Wat zijn gesprekken eigenlijk? “Het is net als schaken”, legt Myrte uit, “Als je een set doet, verwacht je een set terug. Dat weten we allemaal onbewust, die gespreksregels. Ook kinderen”. Maar door die onbewuste regels kun je ook gesprekken verstoren. Uit het onderzoek van Myrte en Frans blijkt bijvoorbeeld dat leraren een gesprek met een leerlingen vaak zo afsluiten, dat leerlingen onbewust weten ‘oké, hier moet ik het mee doen’. “En dat is zonde”, vertelt Frans, “want zo ontneem je leerlingen de kans om te leren. Misschien begrijpen ze de oplossing die is aangedragen door de leraar nog niet of willen ze zelf met een oplossing komen”. De rijkste gesprekken blijken dan ook te ontstaan als de leraar niet in de buurt is. Dan komen leerlingen echt tot redeneren, met argumenten. Als ze dan ook nog in een situatie zitten waar er oplossingen bedacht moeten worden voor problemen die zijn ontstaan tijdens spel of tijdens het uitvoeren van een taak, dan vindt het meeste leren plaats. Als leraar moet je vooral op je hoede zijn als dit soort gesprekken plaats vinden. “Denk echt goed na over je reactie. Soms is het beter om alleen maar achterover te leunen, uitnodigend rond te kijken en een slok koffie te nemen. Dan rolt het gesprek vanzelf verder en beginnen leerlingen interessante vragen te stellen aan elkaar.” De moraal van het verhaal van Frans en Myrte is dan ook: “Je hebt onbewust al heel veel reacties in je gereedschapskist om leerlingen te stimuleren tot rijke gesprekken, de kunst is alleen om ze bewust op het juiste moment in te zetten.”
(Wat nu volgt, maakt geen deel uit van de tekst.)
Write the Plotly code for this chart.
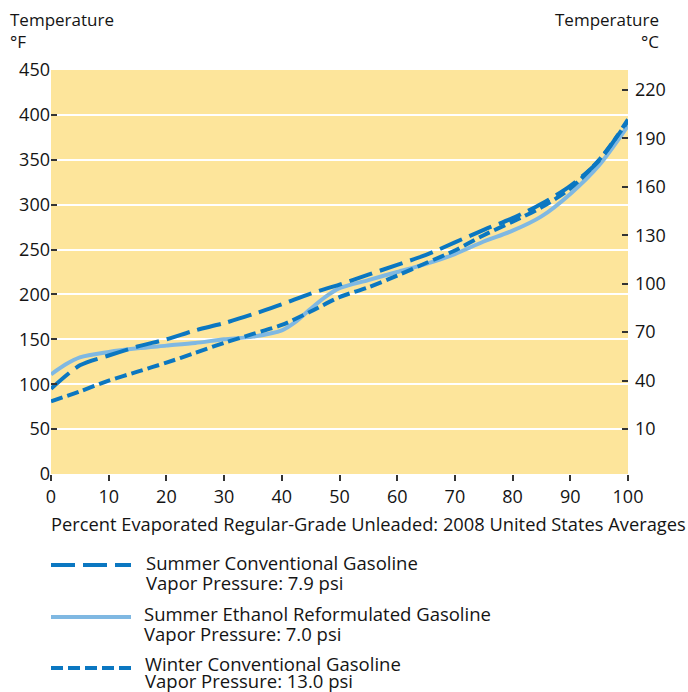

It is essentially in the discourse between student and teacher that education is done or fails to be done.
(Edwards & Mercer, 1987, p.101)
De lezing van Jan T’Sas sloot mooi op dit verhaal aan. “We laten leerlingen wel regelmatig samenwerken, maar besteden we wel genoeg tijd aan de kwaliteit van de werkvorm?” prikkelde hij de zaal. “Weten leerlingen wel hoe ze moeten samenwerken, kunnen ze hun gedachten wel goed uiten en zijn er gespreksregels vastgelegd?” Met een aantal voorbeelden van hoe gesprekken kunnen ontsporen of totaal niet vruchtbaar kunnen zijn, nam hij de zaal mee in het gedachtengoed van Mercer over exploratory talk.
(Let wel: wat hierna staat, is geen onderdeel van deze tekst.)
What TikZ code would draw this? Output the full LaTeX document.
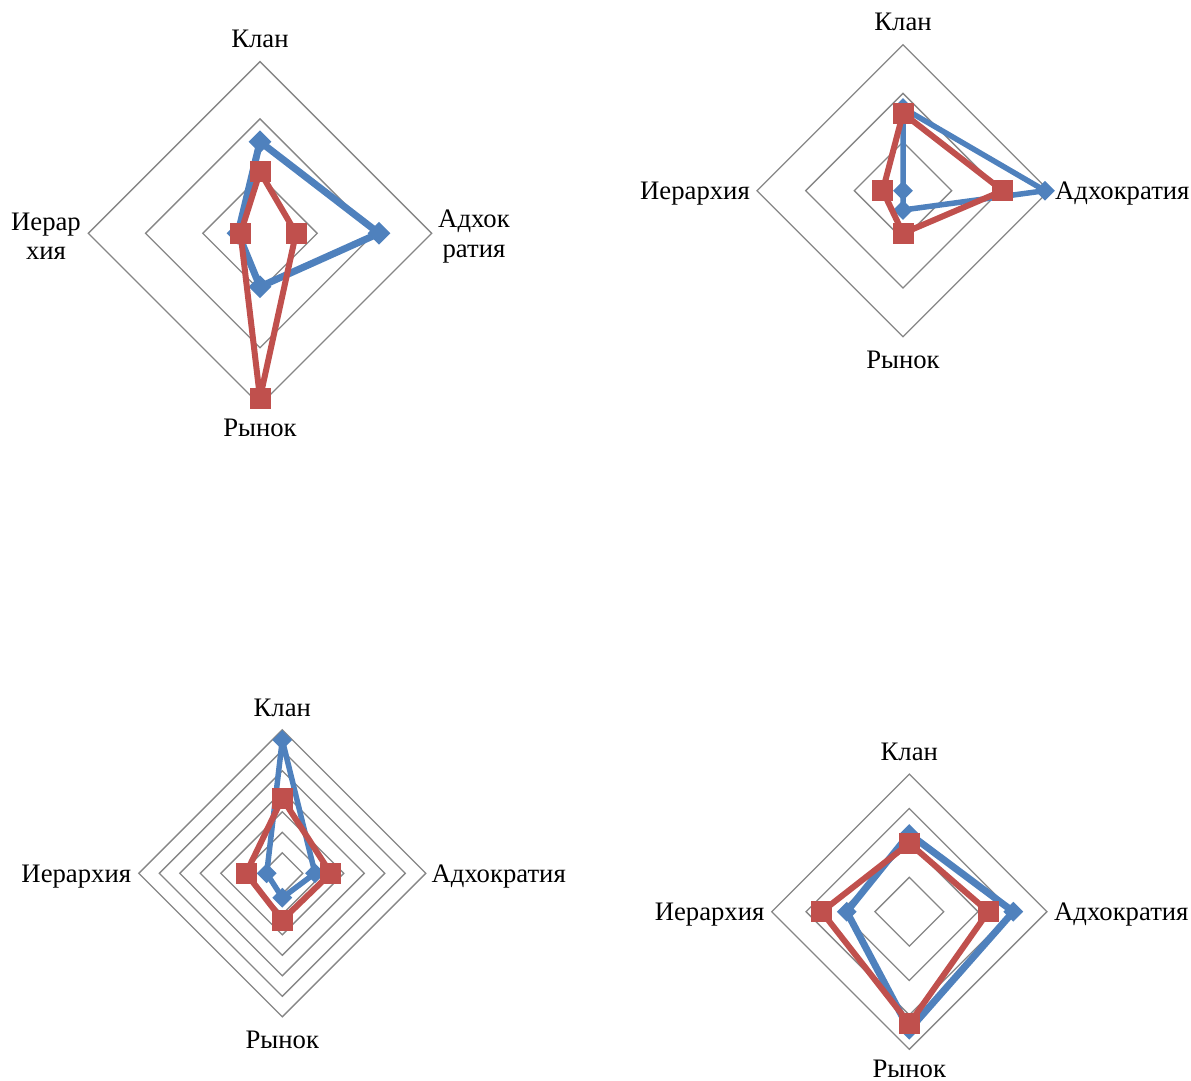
\documentclass[tikz,border=0pt]{standalone}
\usepackage{fontspec}
\setmainfont{Liberation Serif}
\usetikzlibrary{shapes.geometric}
\definecolor{serblue}{HTML}{4F81BD}
\definecolor{serred}{HTML}{C0504D}
\definecolor{gridgray}{HTML}{868686}

\begin{document}
\begin{tikzpicture}[x=1pt, y=1pt,
  ring/.style={draw=gridgray, line width=1.3},
  blueline/.style={draw=serblue, line width=5.5, line join=round},
  redline/.style={draw=serred, line width=6, line join=round},
  bluemark/.style={diamond, aspect=1, fill=serblue, inner sep=0, minimum size=20},
  redmark/.style={rectangle, fill=serred, inner sep=0, minimum size=21},
  axlabel/.style={font=\fontsize{26.7}{29.5}\selectfont, inner sep=0, align=center},
]
\useasboundingbox (0,0) rectangle (1191,-1081);

% top left chart
\begin{scope}[shift={(260,-233.3)}]
\foreach \r in {57.2,114.4,171.7}
  \draw[ring] (0,\r) -- (\r,0) -- (0,-\r) -- (-\r,0) -- cycle;
\coordinate (bKlanA) at (0,91.6);
\coordinate (bAdhA) at (119,0);
\coordinate (bRynA) at (0,-53.4);
\coordinate (bIerA) at (-22,0);
\coordinate (rKlanA) at (0,61.6);
\coordinate (rAdhA) at (36,0);
\coordinate (rRynA) at (0,-164.7);
\coordinate (rIerA) at (-19.5,0);
\draw[blueline, line width=7] (bKlanA) -- (bAdhA) -- (bRynA) -- (bIerA) -- cycle;
\foreach \p in {bKlanA,bAdhA,bRynA,bIerA}
  \node[bluemark, minimum size=23] at (\p) {};
\draw[redline] (rKlanA) -- (rAdhA) -- (rRynA) -- (rIerA) -- cycle;
\foreach \p in {rKlanA,rAdhA,rRynA,rIerA}
  \node[redmark] at (\p) {};
\node[axlabel, anchor=base] (klanA) at (0,185.4) {Клан};
\node[axlabel, anchor=base] (rynokA) at (0,-203) {Рынок};
\node[axlabel] (ierA) at (-214,-3) {Иерар\\хия};
\node[axlabel] (adhA) at (214,-3) {Адхок\\ратия};
\end{scope}

% top right chart
\begin{scope}[shift={(903,-190.7)}]
\foreach \r in {48.7,97.3,146}
  \draw[ring] (0,\r) -- (\r,0) -- (0,-\r) -- (-\r,0) -- cycle;
\coordinate (bKlanB) at (0,82.7);
\coordinate (bAdhB) at (142,0);
\coordinate (bRynB) at (0,-19.3);
\coordinate (bIerB) at (0,0);
\coordinate (rKlanB) at (0,77.4);
\coordinate (rAdhB) at (99.7,0);
\coordinate (rRynB) at (0,-42.6);
\coordinate (rIerB) at (-20.3,0);
\draw[blueline] (bKlanB) -- (bAdhB) -- (bRynB) -- (bIerB) -- cycle;
\foreach \p in {bKlanB,bAdhB,bRynB,bIerB}
  \node[bluemark] at (\p) {};
\draw[redline] (rKlanB) -- (rAdhB) -- (rRynB) -- (rIerB) -- cycle;
\foreach \p in {rKlanB,rAdhB,rRynB,rIerB}
  \node[redmark] at (\p) {};
\node[axlabel, anchor=base] (klanB) at (0,159.7) {Клан};
\node[axlabel, anchor=base] (rynokB) at (0,-177.3) {Рынок};
\node[axlabel, anchor=base east] (ierB) at (-153,-8.8) {Иерархия};
\node[axlabel, anchor=base west] (adhB) at (152,-8.8) {Адхократия};
\end{scope}

% bottom left chart
\begin{scope}[shift={(282.3,-873.3)}]
\foreach \k in {1,...,7}
  \draw[ring] (0,20.5*\k) -- (20.5*\k,0) -- (0,-20.5*\k) -- (-20.5*\k,0) -- cycle;
\coordinate (bKlanC) at (0,133.3);
\coordinate (bAdhC) at (32.7,0);
\coordinate (bRynC) at (0,-24.4);
\coordinate (bIerC) at (-15.6,0);
\coordinate (rKlanC) at (0,75);
\coordinate (rAdhC) at (48.4,0);
\coordinate (rRynC) at (0,-46.7);
\coordinate (rIerC) at (-36.3,0);
\draw[blueline] (bKlanC) -- (bAdhC) -- (bRynC) -- (bIerC) -- cycle;
\foreach \p in {bKlanC,bAdhC,bRynC,bIerC}
  \node[bluemark] at (\p) {};
\draw[redline] (rKlanC) -- (rAdhC) -- (rRynC) -- (rIerC) -- cycle;
\foreach \p in {rKlanC,rAdhC,rRynC,rIerC}
  \node[redmark] at (\p) {};
\node[axlabel, anchor=base] (klanC) at (0,157.2) {Клан};
\node[axlabel, anchor=base] (rynokC) at (0,-174.8) {Рынок};
\node[axlabel, anchor=base east] (ierC) at (-151,-8.8) {Иерархия};
\node[axlabel, anchor=base west] (adhC) at (149,-8.8) {Адхократия};
\end{scope}

% bottom right chart
\begin{scope}[shift={(909.3,-911.7)}]
\foreach \k in {1,...,4}
  \draw[ring] (0,34.4*\k) -- (34.4*\k,0) -- (0,-34.4*\k) -- (-34.4*\k,0) -- cycle;
\coordinate (bKlanD) at (0,77.7);
\coordinate (bAdhD) at (104,0);
\coordinate (bRynD) at (0,-118);
\coordinate (bIerD) at (-62.6,0);
\coordinate (rKlanD) at (0,68.4);
\coordinate (rAdhD) at (79,0);
\coordinate (rRynD) at (0,-112);
\coordinate (rIerD) at (-87.6,0);
\draw[blueline, line width=7] (bKlanD) -- (bAdhD) -- (bRynD) -- (bIerD) -- cycle;
\foreach \p in {bKlanD,bAdhD,bRynD,bIerD}
  \node[bluemark] at (\p) {};
\draw[redline] (rKlanD) -- (rAdhD) -- (rRynD) -- (rIerD) -- cycle;
\foreach \p in {rKlanD,rAdhD,rRynD,rIerD}
  \node[redmark] at (\p) {};
\node[axlabel, anchor=base] (klanD) at (0,151.4) {Клан};
\node[axlabel, anchor=base] (rynokD) at (0,-166.2) {Рынок};
\node[axlabel, anchor=base east] (ierD) at (-144.7,-8.8) {Иерархия};
\node[axlabel, anchor=base west] (adhD) at (144.7,-8.8) {Адхократия};
\end{scope}
\end{tikzpicture}
\end{document}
Exploratory Talk, in which partners engage critically but constructively with each other’s ideas. Statements and suggestions are offered for joint consideration. These may be challenged and counter-challenged, but challenges are justified and alternative hypotheses are offered. Partners all actively participate, and opinions are sought and considered before decisions are jointly made. Compared with the other two types, in Exploratory Talk knowledge is made more publicly accountable and reasoning is more visible in the talk.
(Mercer and Littleton 2007: 58-59) .
“Als we leerlingen de basisregels van gesprekken niet expliciet leren, dan pikken ze op wat ze om zich heen zien gebeuren in gesprekken aan talkshow-tafels en debatten. Dat zijn niet echt goede voorbeelden te noemen” hield Jan ons voor. Op zijn website of op Klasse.be zijn praatkaartjes te vinden om wel de goede regels aan te leren bij kinderen. Het zijn precies de regels die in conceptkerndoel 11 centraal staan. “Belangrijk daarbij is dat leerlingen zichzelf evalueren op het uitvoeren van die gespreksregels. Als we samen constateren dat het stellen van waarom-vragen niet gelukt is, hoe ga je dat dan oplossen? Hoe pak je dat een volgende keer aan?” Die houding kun je inslijpen met evaluatiekaartjes: individueel en als groep. “En het mooie is, dit soort gesprekken kun je in alle leergebieden gebruiken”.
De materialen die SLO daarbij heeft ontwikkeld zijn daarbij ook een fijne steun in de rug. In de Handreiking Rijke gesprekken en de bijbehorende lessenseries kunnen leraren zelf ontdekken en proberen wat de mogelijkheden zijn van deze rijke gesprekken.